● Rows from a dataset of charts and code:
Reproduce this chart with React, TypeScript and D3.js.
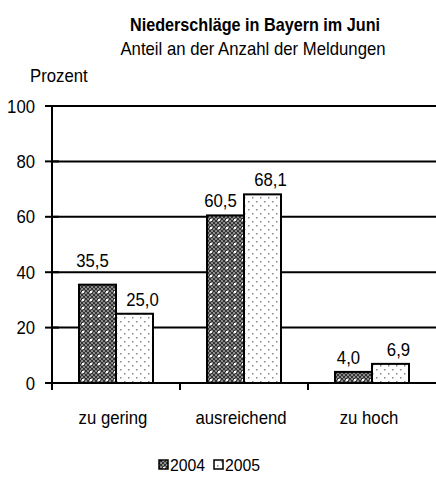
import { useEffect, useRef } from "react";
import * as d3 from "d3";

const categories = ["zu gering", "ausreichend", "zu hoch"];
const years = ["2004", "2005"];
const values2004 = [35.5, 60.5, 4.0];
const values2005 = [25.0, 68.1, 6.9];
const yTicks = [0, 20, 40, 60, 80, 100];

const fmt = (v: number) => v.toFixed(1).replace(".", ",");

export default function App() {
  const ref = useRef<SVGSVGElement>(null);

  useEffect(() => {
    const svg = d3.select(ref.current);
    svg.selectAll("*").remove();

    const left = 52;
    const right = 436;
    const top = 106;
    const bottom = 383;
    const font = "Liberation Sans, Arial, sans-serif";
    const sx = 0.93;

    // text helper: fonts in the original look a bit condensed
    const label = (g: any, x: number, y: number, t: string, anchor = "start", size = 18, bold = false, k = sx) =>
      g.append("text")
        .attr("transform", `translate(${x},${y}) scale(${k},1)`)
        .attr("text-anchor", anchor)
        .attr("font-family", font)
        .attr("font-size", size)
        .attr("font-weight", bold ? "bold" : "normal")
        .text(t);

    // patterns
    const defs = svg.append("defs");
    const p1 = defs.append("pattern").attr("id", "p2004").attr("patternUnits", "userSpaceOnUse")
      .attr("width", 8).attr("height", 8);
    p1.append("rect").attr("width", 8).attr("height", 8).attr("fill", "#8a8a8a");
    for (let i = 0; i < 8; i += 2) {
      for (let j = 0; j < 8; j += 2) {
        if (((i + j) / 2) % 2 === 0) {
          p1.append("rect").attr("x", i).attr("y", j).attr("width", 2).attr("height", 2).attr("fill", "#333");
        }
      }
    }
    p1.append("rect").attr("x", 3).attr("y", 3).attr("width", 2).attr("height", 2).attr("fill", "#ffffff");

    const p2 = defs.append("pattern").attr("id", "p2005").attr("patternUnits", "userSpaceOnUse")
      .attr("width", 8).attr("height", 8);
    p2.append("rect").attr("width", 8).attr("height", 8).attr("fill", "#ffffff");
    p2.append("rect").attr("x", 1).attr("y", 1).attr("width", 1.5).attr("height", 1.5).attr("fill", "#888");
    p2.append("rect").attr("x", 5).attr("y", 5).attr("width", 1.5).attr("height", 1.5).attr("fill", "#888");

    const x = d3.scaleBand().domain(categories).range([left, right]);
    const xInner = d3.scaleBand().domain(years).range([0, 74]);
    const y = d3.scaleLinear().domain([0, 100]).range([bottom, top]);

    // titles
    label(svg, 255, 31, "Niederschläge in Bayern im Juni", "middle", 18, true, 0.9);
    label(svg, 253, 55, "Anteil an der Anzahl der Meldungen", "middle", 18);
    label(svg, 30, 82, "Prozent");

    // gridlines
    const grid = yTicks.filter(t => t > 0);
    svg.append("g").selectAll("line").data(grid).join("line")
      .attr("x1", left).attr("x2", right).attr("y1", d => y(d)).attr("y2", d => y(d))
      .attr("stroke", "#000").attr("stroke-width", 2);

    // bars
    const barData = (i: number) => [
      { year: "2004", v: values2004[i] },
      { year: "2005", v: values2005[i] },
    ];
    categories.forEach((c, i) => {
      const g = svg.append("g")
        .attr("transform", `translate(${(x(c) as number) + x.bandwidth() / 2 - 37},0)`);
      g.selectAll("rect").data(barData(i)).join("rect")
        .attr("x", d => xInner(d.year) as number)
        .attr("width", xInner.bandwidth())
        .attr("y", d => y(d.v))
        .attr("height", d => bottom - y(d.v))
        .attr("fill", d => `url(#p${d.year})`)
        .attr("stroke", "#000").attr("stroke-width", 2);
      barData(i).forEach(d => {
        const cx = (xInner(d.year) as number) + xInner.bandwidth() / 2 + (d.year === "2004" ? -5 : 8);
        let by = y(d.v) - 8;
        // keep label clear of a gridline running through it
        const hit = grid.find(t => y(t) > by - 14 && y(t) < by + 2);
        if (hit !== undefined) by = y(hit) - 5;
        label(g, cx, by, fmt(d.v), "middle");
      });
    });

    // y axis
    svg.append("line").attr("x1", left).attr("x2", left).attr("y1", top).attr("y2", bottom + 7)
      .attr("stroke", "#000").attr("stroke-width", 2);
    svg.append("g").selectAll("line").data(yTicks).join("line")
      .attr("x1", left - 7).attr("x2", left + 7).attr("y1", d => y(d)).attr("y2", d => y(d))
      .attr("stroke", "#000").attr("stroke-width", 2);
    yTicks.forEach(t => label(svg, left - 17, y(t) + 6.5, String(t), "end"));

    // x axis
    svg.append("line").attr("x1", left).attr("x2", right).attr("y1", bottom).attr("y2", bottom)
      .attr("stroke", "#000").attr("stroke-width", 2);
    svg.append("g").selectAll("line").data(categories.slice(1)).join("line")
      .attr("x1", d => x(d) as number).attr("x2", d => x(d) as number)
      .attr("y1", bottom).attr("y2", bottom + 7)
      .attr("stroke", "#000").attr("stroke-width", 2);
    categories.forEach(c => label(svg, (x(c) as number) + x.bandwidth() / 2 - 3, 424, c, "middle"));

    // legend
    const lx = [159, 214];
    years.forEach((yr, i) => {
      svg.append("rect").attr("x", lx[i]).attr("y", 460).attr("width", 9).attr("height", 9)
        .attr("fill", `url(#p${yr})`).attr("stroke", "#000").attr("stroke-width", 1.5);
      label(svg, lx[i] + 11, 471, yr, "start", 17);
    });
  }, []);

  return (
    <svg ref={ref} width={436} height={477} style={{ position: "absolute", left: 0, top: 0 }} />
  );
}
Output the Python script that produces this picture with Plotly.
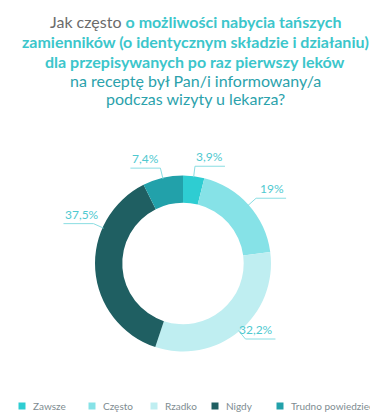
import math
import plotly.graph_objects as go

# ---- data ----
categories = ["Zawsze", "Często", "Rzadko", "Nigdy", "Trudno powiedzieć"]
values = [3.9, 19.0, 32.2, 37.5, 7.4]
value_labels = ["3,9%", "19%", "32,2%", "37,5%", "7,4%"]
colors = ["#2ECDD2", "#86E2E7", "#BFEEF1", "#1F5F62", "#22A1AA"]
title_lines = [
    "Jak często |o możliwości nabycia tańszych",
    "zamienników (o identycznym składzie i działaniu)",
    "dla przepisywanych po raz pierwszy leków",
    "na receptę był Pan/i informowany/a",
    "podczas wizyty u lekarza?",
]

W, H = 378, 418
# pie geometry (pixels)
CX, CY, R = 175, 255.5, 88

fig = go.Figure(go.Pie(
    labels=categories, values=values, sort=False, direction="clockwise",
    rotation=0, hole=0.69, textinfo="none", hoverinfo="label+percent",
    marker=dict(colors=colors, line=dict(width=0)),
    domain=dict(x=[(CX - R) / W, (CX + R) / W], y=[1 - (CY + R) / H, 1 - (CY - R) / H]),
    showlegend=False,
))

# leader-line label placement (style: anchor angle override for large slice)
angle_override = {"Nigdy": 294.0}
total = sum(values)
cum = 0.0
shapes, annots = [], []
for cat, v, lab in zip(categories, values, value_labels):
    mid = (cum + v / 2) / total * 360.0
    cum += v
    ang = angle_override.get(cat, mid)
    a = math.radians(ang)
    sx, sy = math.sin(a), -math.cos(a)
    p0 = (CX + (R - 1) * sx, CY + (R - 1) * sy)
    right = sx >= 0
    p1 = (CX + (R + 10) * sx, CY + (R + 10) * sy)
    seg = 30
    p2 = (p1[0] + (seg if right else -seg), p1[1])
    path = "M {},{} L {},{} L {},{}".format(
        p0[0] / W, 1 - p0[1] / H, p1[0] / W, 1 - p1[1] / H, p2[0] / W, 1 - p2[1] / H)
    shapes.append(dict(type="path", xref="paper", yref="paper", path=path,
                       line=dict(color="#8ADDE2", width=1)))
    annots.append(dict(x=p2[0] / W, y=1 - p1[1] / H, xref="paper", yref="paper",
                       text=lab, showarrow=False, yshift=0,
                       xanchor="right" if right else "left", yanchor="bottom",
                       font=dict(family="Lato", size=12, color="#4FC9D0")))

# title lines
gray = "#6B6B6B"
cyan = "#3CC6CB"
teal = "#2BA2AC"
line_y = [14, 33, 53, 72, 90]
for i, (txt, yy) in enumerate(zip(title_lines, line_y)):
    if i == 0:
        a, b = txt.split("|")
        t = f"<span style='color:{gray}'>{a}</span><b><span style='color:{cyan}'>{b}</span></b>"
    elif i < 3:
        t = f"<b><span style='color:{cyan}'>{txt}</span></b>"
    else:
        t = f"<span style='color:{teal}'>{txt}</span>"
    annots.append(dict(x=0.495, y=1 - yy / H, xref="paper", yref="paper", text=t,
                       showarrow=False, xanchor="center", yanchor="middle",
                       font=dict(family="Lato", size=16, color=teal)))

# legend (manual, compact like reference)
leg_marker_x = [14, 84, 146, 207, 272]
LEG_Y = 398
for cat, col, mx in zip(categories, colors, leg_marker_x):
    shapes.append(dict(type="rect", xref="paper", yref="paper",
                       x0=(mx - 3.5) / W, x1=(mx + 3.5) / W,
                       y0=1 - (LEG_Y + 3.5) / H, y1=1 - (LEG_Y - 3.5) / H,
                       fillcolor=col, line=dict(width=0)))
    annots.append(dict(x=(mx + 10) / W, y=1 - LEG_Y / H, xref="paper", yref="paper",
                       text=cat, showarrow=False, xanchor="left", yanchor="middle",
                       borderpad=0,
                       font=dict(family="Lato", size=10, color="#7E8C91")))

fig.update_layout(
    width=W, height=H, margin=dict(l=0, r=0, t=0, b=0),
    paper_bgcolor="white", plot_bgcolor="white",
    shapes=shapes, annotations=annots,
    showlegend=False,
)

fig.write_html("out.html")
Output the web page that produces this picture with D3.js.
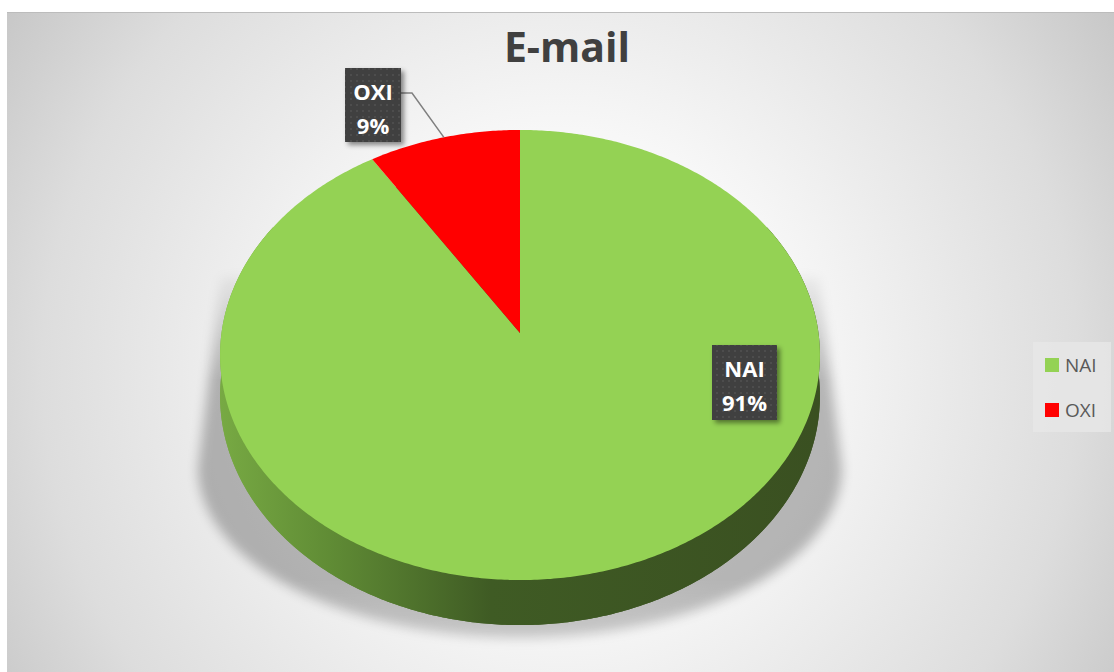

● Task:
Exactly and only the lines from the top of the records down to the line containing "const sx = 0.93;" should be transcribed, please, without the pictures.

● Answer in full:
Reproduce this chart with React, TypeScript and D3.js.
import { useEffect, useRef } from "react";
import * as d3 from "d3";

const categories = ["zu gering", "ausreichend", "zu hoch"];
const years = ["2004", "2005"];
const values2004 = [35.5, 60.5, 4.0];
const values2005 = [25.0, 68.1, 6.9];
const yTicks = [0, 20, 40, 60, 80, 100];

const fmt = (v: number) => v.toFixed(1).replace(".", ",");

export default function App() {
  const ref = useRef<SVGSVGElement>(null);

  useEffect(() => {
    const svg = d3.select(ref.current);
    svg.selectAll("*").remove();

    const left = 52;
    const right = 436;
    const top = 106;
    const bottom = 383;
    const font = "Liberation Sans, Arial, sans-serif";
    const sx = 0.93;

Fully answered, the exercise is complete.